资源简介:
---
license: cc-by-nc-sa-4.0
language:
- en
size_categories:
- 10K<n<100K
---
# Dataset Description
CLAUSE-ATLAS is a corpus that contains six books annotated with narrative categories at the level of clauses.
The books (i.e., Alice's Adventures in Wonderland, The Adventures of Pinocchio, Peter Pan, Pride and Prejudice, Frankenstein, and The Great Gatsby) were extracted from [Project Gutenberg](https://www.gutenberg.org).
Clauses were obtained by chunking the books with ChatGPT (gpt-3.5-turbo, 16k tokens context), called via the official [OpenAI](https://openai.com)’s API and istructed with the prompt reported in `./clauseatlas_notebook.ipynb`.
# Clause Annotation
The clauses in CLAUSE-ATLAS are annotated as expressing one of three types of information:
* __a subjective experience__, internal to the character in the novel (e.g., thoughts, memories, perceptions),
* __an objective event__ that happens in the external narrative world;
* __additional information__ about the characters or the narrative world.
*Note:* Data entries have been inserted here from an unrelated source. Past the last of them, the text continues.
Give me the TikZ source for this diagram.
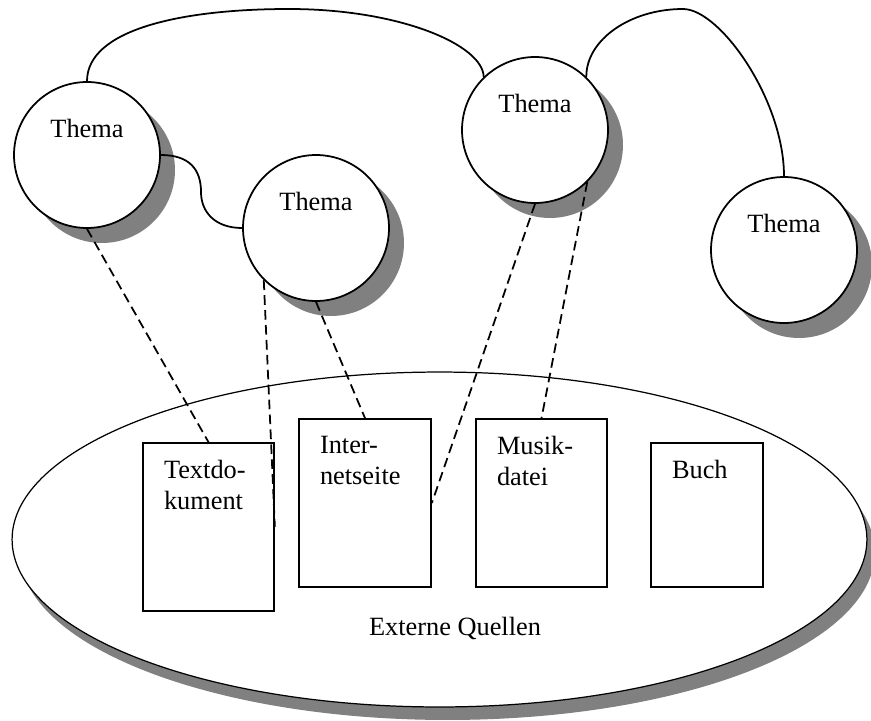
\documentclass[tikz,border=0pt]{standalone}
\usepackage{fontspec}
\setmainfont{Liberation Serif}
\usepackage{tikz}
\usetikzlibrary{shapes}
\usetikzlibrary{shadows}

\tikzset{
    thema/.style={circle, draw, fill=white, minimum size=2.92cm, inner sep=0pt,
        drop shadow={shadow xshift=0.3cm, shadow yshift=-0.3cm, fill=gray, opacity=1}},
    quelle/.style={rectangle, draw, fill=white, inner sep=0pt},
    quelletext/.style={anchor=north west, align=left, inner sep=0pt},
    link/.style={dash pattern=on 5.5pt off 3pt}
}

\begin{document}
\begin{tikzpicture}[x=0.02cm, y=-0.02cm, line width=1pt, font=\fontsize{15}{18}\selectfont]
    \useasboundingbox (0,0) rectangle (871,720);

    % draw outer ellipse with shadow
    \node[ellipse, draw, fill=white, line width=0.7pt, minimum width=17.1cm, minimum height=6.7cm,
          drop shadow={shadow xshift=0.16cm, shadow yshift=-0.26cm, fill=gray, opacity=1}]
          (extern) at (439.5, 539.5) {};
    \node (quellen) at (455, 628) {Externe Quellen};

    % draw source boxes
    \node[quelle, minimum width=2.62cm, minimum height=3.36cm] (textdok) at (208.5, 527) {};
    \node[quelle, minimum width=2.64cm, minimum height=3.36cm] (internet) at (365, 503) {};
    \node[quelle, minimum width=2.62cm, minimum height=3.36cm] (musik) at (541.5, 503) {};
    \node[quelle, minimum width=2.24cm, minimum height=2.88cm] (buch) at (707, 515) {};

    \node[quelletext] (textdoklabel) at ([shift={(0.42cm,-0.34cm)}]textdok.north west) {Textdo-\\kument};
    \node[quelletext] (internetlabel) at ([shift={(0.42cm,-0.34cm)}]internet.north west) {Inter-\\netseite};
    \node[quelletext] (musiklabel) at ([shift={(0.42cm,-0.34cm)}]musik.north west) {Musik-\\datei};
    \node[quelletext] (buchlabel) at ([shift={(0.42cm,-0.34cm)}]buch.north west) {Buch};

    % draw topic circles
    \node[thema, label={[yshift=0.54cm]center:Thema}] (thema1) at (87, 155) {};
    \node[thema, label={[yshift=0.54cm]center:Thema}] (thema2) at (316, 228) {};
    \node[thema, label={[yshift=0.54cm]center:Thema}] (thema3) at (535, 130) {};
    \node[thema, label={[yshift=0.54cm]center:Thema}] (thema4) at (784, 250) {};

    % draw solid links between topics
    \draw (thema1.north) .. controls (87,30) and (180,9) .. (289,9)
                         .. controls (400,9) and (483,45) .. (thema3.134);
    \draw (thema3.46) .. controls (586,40) and (630,9) .. (683,9)
                      .. controls (720,9) and (784,100) .. (thema4.north);
    \draw (thema1.east) .. controls (190,155) and (201,170) .. (201,192)
                        .. controls (201,212) and (215,228) .. (thema2.west);

    % draw dashed links to sources
    \draw[link] (thema1.south) -- (textdok.north);
    \draw[link] (thema2.225) -- (textdok.east);
    \draw[link] (thema2.south) -- (internet.north);
    \draw[link] (thema3.south) -- (internet.east);
    \draw[link] (thema3.-45) -- (musik.north);
\end{tikzpicture}
\end{document}
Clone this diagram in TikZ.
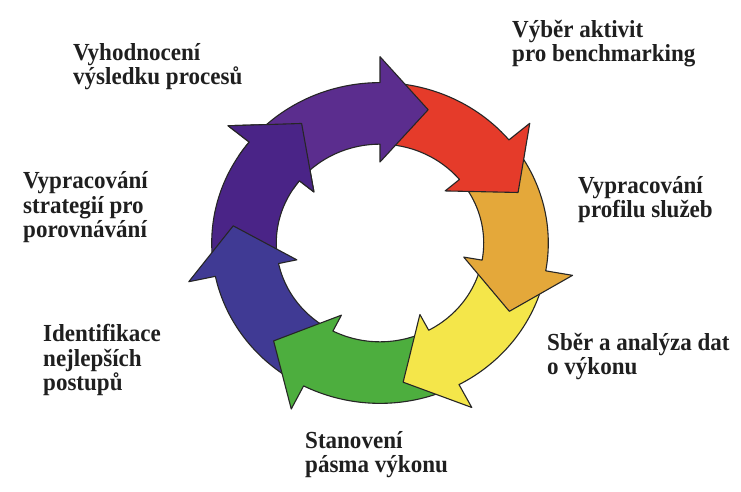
\documentclass[tikz,border=0pt]{standalone}
\usepackage{fontspec}
\setmainfont{Liberation Serif}[FakeStretch=0.94]
\definecolor{cPurple}{HTML}{5B2D8E}
\definecolor{cRed}{HTML}{E53B2A}
\definecolor{cOrange}{HTML}{E4A83A}
\definecolor{cYellow}{HTML}{F4E64A}
\definecolor{cGreen}{HTML}{4DAE3E}
\definecolor{cBlue}{HTML}{403A94}
\definecolor{cIndigo}{HTML}{4A2487}
% ring geometry (unit = outer radius)
\def\ri{0.61}  % inner edge of the band
\def\Ro{0.99}  % outer edge of the band
\def\rw{0.50}  % inner wing of a head
\def\Rw{1.15}  % outer wing of a head
\def\Rt{0.87}  % head tip
\def\hd{19}    % angular length of a head
% one clockwise arrow of the ring: tail angle #1, head base angle #2
\newcommand\ringarrow[3]{%
  \filldraw[ringpiece, fill=#3]
    plot[domain=#1:#2, samples=40] (\x:\Ro)
    -- (#2:\Rw) -- ({#2-\hd}:\Rt) -- (#2:\rw)
    -- plot[domain=#2:#1, samples=40] (\x:\ri) -- cycle;}
\tikzset{
  ringpiece/.style={draw=black!85, line width=1.1pt, line join=round},
  % anchored at the baseline of the last line
  lbl/.style={anchor=base west, align=left, inner sep=0pt, text=black!88,
    font=\fontsize{24.5}{24.5}\selectfont\bfseries},
}
\begin{document}
\begin{tikzpicture}[x=1pt, y=1pt]
\useasboundingbox (0,0) rectangle (741,492);
\fill[white] (0,0) rectangle (741,492);
\begin{scope}[shift={(380,249)}, xscale=170, yscale=162]
  \ringarrow{-168}{-219}{cIndigo}
  \ringarrow{-117}{-168}{cBlue}
  \ringarrow{-62}{-117}{cGreen}
  \ringarrow{-10}{-62}{cYellow}
  \ringarrow{40}{-10}{cOrange}
  \ringarrow{90}{40}{cRed}
  \ringarrow{141}{90}{cPurple}
  % the indigo head lies over the purple tail
  \begin{scope}
    \clip (0,0) -- (147:2) -- (115:2) -- cycle;
    \ringarrow{-168}{-219}{cIndigo}
  \end{scope}
\end{scope}
\node[lbl] (evaluate) at (73,407) {Vyhodnocení\\výsledku procesů};
\node[lbl] (select) at (512,430) {Výběr aktivit\\pro benchmarking};
\node[lbl] (strategy) at (23,254) {Vypracování\\strategií pro\\porovnávání};
\node[lbl] (profile) at (578,274) {Vypracování\\profilu služeb};
\node[lbl] (practice) at (43,101) {Identifikace\\nejlepších\\postupů};
\node[lbl] (collect) at (547,117) {Sběr a analýza dat\\o výkonu};
\node[lbl] (band) at (305,19) {Stanovení\\pásma výkonu};
\end{tikzpicture}
\end{document}
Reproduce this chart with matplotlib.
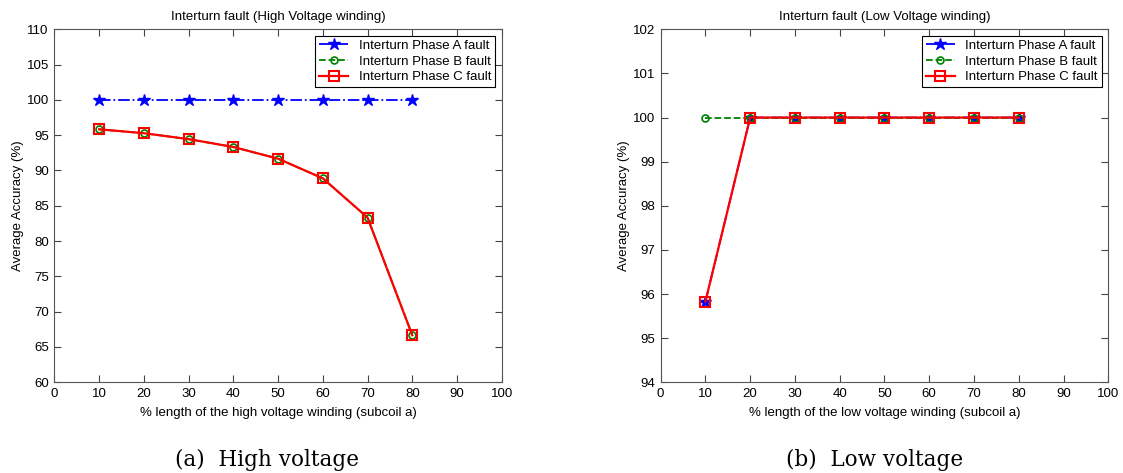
import numpy as np
import matplotlib.pyplot as plt

plt.rcParams['font.family'] = ['Liberation Sans', 'DejaVu Sans']

# % length of subcoil a
x = [10, 20, 30, 40, 50, 60, 70, 80]

# high voltage winding
hv_a = [100, 100, 100, 100, 100, 100, 100, 100]
hv_b = [95.83, 95.28, 94.44, 93.33, 91.67, 88.89, 83.33, 66.67]
hv_c = [95.83, 95.28, 94.44, 93.33, 91.67, 88.89, 83.33, 66.67]

# low voltage winding
lv_a = [95.83, 100, 100, 100, 100, 100, 100, 100]
lv_b = [100, 100, 100, 100, 100, 100, 100, 100]
lv_c = [95.83, 100, 100, 100, 100, 100, 100, 100]

labels = ['Interturn Phase A fault', 'Interturn Phase B fault', 'Interturn Phase C fault']
fs = 9.5


def draw(ax, a, b, c, title, xlabel, ylim, yticks):
    ax.plot(x, a, 'b-.', marker='*', markersize=9, lw=1.3, label=labels[0])
    ax.plot(x, b, 'g--', marker='o', markersize=5, mfc='none', mew=1.2, lw=1.3, label=labels[1])
    ax.plot(x, c, 'r-', marker='s', markersize=7, mfc='none', mew=1.5, lw=1.6, label=labels[2])
    ax.set_xlim(0, 100)
    ax.set_ylim(*ylim)
    ax.set_xticks(np.arange(0, 101, 10))
    ax.set_yticks(yticks)
    ax.tick_params(direction='in', top=True, right=True, labelsize=fs, length=5,
                   color='#444444', pad=4)
    for s in ax.spines.values():
        s.set_color('#555555')
    ax.set_title(title, fontsize=fs, pad=7)
    ax.set_xlabel(xlabel, fontsize=fs, labelpad=5)
    ax.set_ylabel('Average Accuracy (%)', fontsize=fs, labelpad=2)
    leg = ax.legend(loc='upper right', fontsize=fs, fancybox=False, framealpha=1,
                    borderaxespad=0.5, handlelength=2.2, labelspacing=0.25, borderpad=0.3)
    leg.get_frame().set_edgecolor('black')
    leg.get_frame().set_linewidth(0.8)


fig = plt.figure(figsize=(11.23, 4.73), dpi=100)
ax1 = fig.add_axes([0.0484, 0.1918, 0.3984, 0.7463])
ax2 = fig.add_axes([0.5883, 0.1918, 0.3986, 0.7463])

draw(ax1, hv_a, hv_b, hv_c, 'Interturn fault (High Voltage winding)',
     '% length of the high voltage winding (subcoil a)', (60, 110), np.arange(60, 111, 5))
draw(ax2, lv_a, lv_b, lv_c, 'Interturn fault (Low Voltage winding)',
     '% length of the low voltage winding (subcoil a)', (94, 102), np.arange(94, 103, 1))

fig.text(0.238, 0.015, '(a)  High voltage', ha='center', fontsize=15.5, family='DejaVu Serif')
fig.text(0.779, 0.015, '(b)  Low voltage', ha='center', fontsize=15.5, family='DejaVu Serif')

fig.savefig('out.png', dpi=100)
Clauses marked as subjective experiences were further associated to the corresponding characters.
## Annotation Setup
Clauses were annotated in two setups: with the help of humans, and with the use of different instructions to prompt ChatGPT (gpt-3.5-turbo, 16k tokens context).
|*Setup*|*Annotators*|*Data*|*Instructions*|
|---|---|---|---|
|Human Annotation|3 people|First chapter of Alice's Adventures in Wonderland,<br>The Adventures of Pinocchio, and The Great Gatsby|Prompts and function calling as in `./clauseatlas_notebook.ipynb`|
|ChatGPT Annotation|3 prompts|Whole corpus|Stored in `./Human_Guidelines.pdf`|
NOTE: The task of identifying the characters of subjective experiences was performed by all humans. In the automatic setup, this layer of annotation was obtained (instructions as in `./clauseatlas_notebook.ipynb`) on the clauses labeled with one prompt only.
# Data Fields
|*Field*|*Type*|*Description*|
|---|---|---|
|book|str|Title of the book containing a given clause|
|chapter_id|i64|Number of the book chapter containing the clause.|
|paragraph_id|i64|Number of the paragraph containing the clause.|
|clause_number|i64|ID of the clause in the corpus.|
|text|str|Clause text.|
|prompt_one<br>prompt_two<br>prompt_three|str|Annotations obtained with the three prompts. S: subjective experience. E: external events. C: contextual information.|
|human_one<br>human_two<br>human_three|str|Annotations produced by the three humans.|
|experiencer_prompt_one|str|Characters involved in the subjective experiences identified by prompt_one.|
|experiencer_human_one<br>experiencer_human_two<br>experiencer_human_three|str|Characters involved in the subjective experiences identified by the three annotators.|
# Copyright and License
The books in CLAUSE-ATLAS are copyright-free. The corpus is licensed under the non-commercial [CC 4.0](https://creativecommons.org/licenses/by-nc-sa/4.0/deed.en) license. If you use this corpus,
please cite us as follows:
<pre><p>@inproceedings{TroianoVossen2024,
author = {Enrica Troiano and Piek Vossen},
title = {CLAUSE-ATLAS: A Corpus of Narrative Information
to Scale Up Computational Literary Analysis},
booktitle = {Proceedings of the the 2024 Joint International Conference on Computational Linguistics, Language Resources and Evaluation (LREC-COLING)},
year = {2024},
address = {Turin, Italy}
}</p></pre>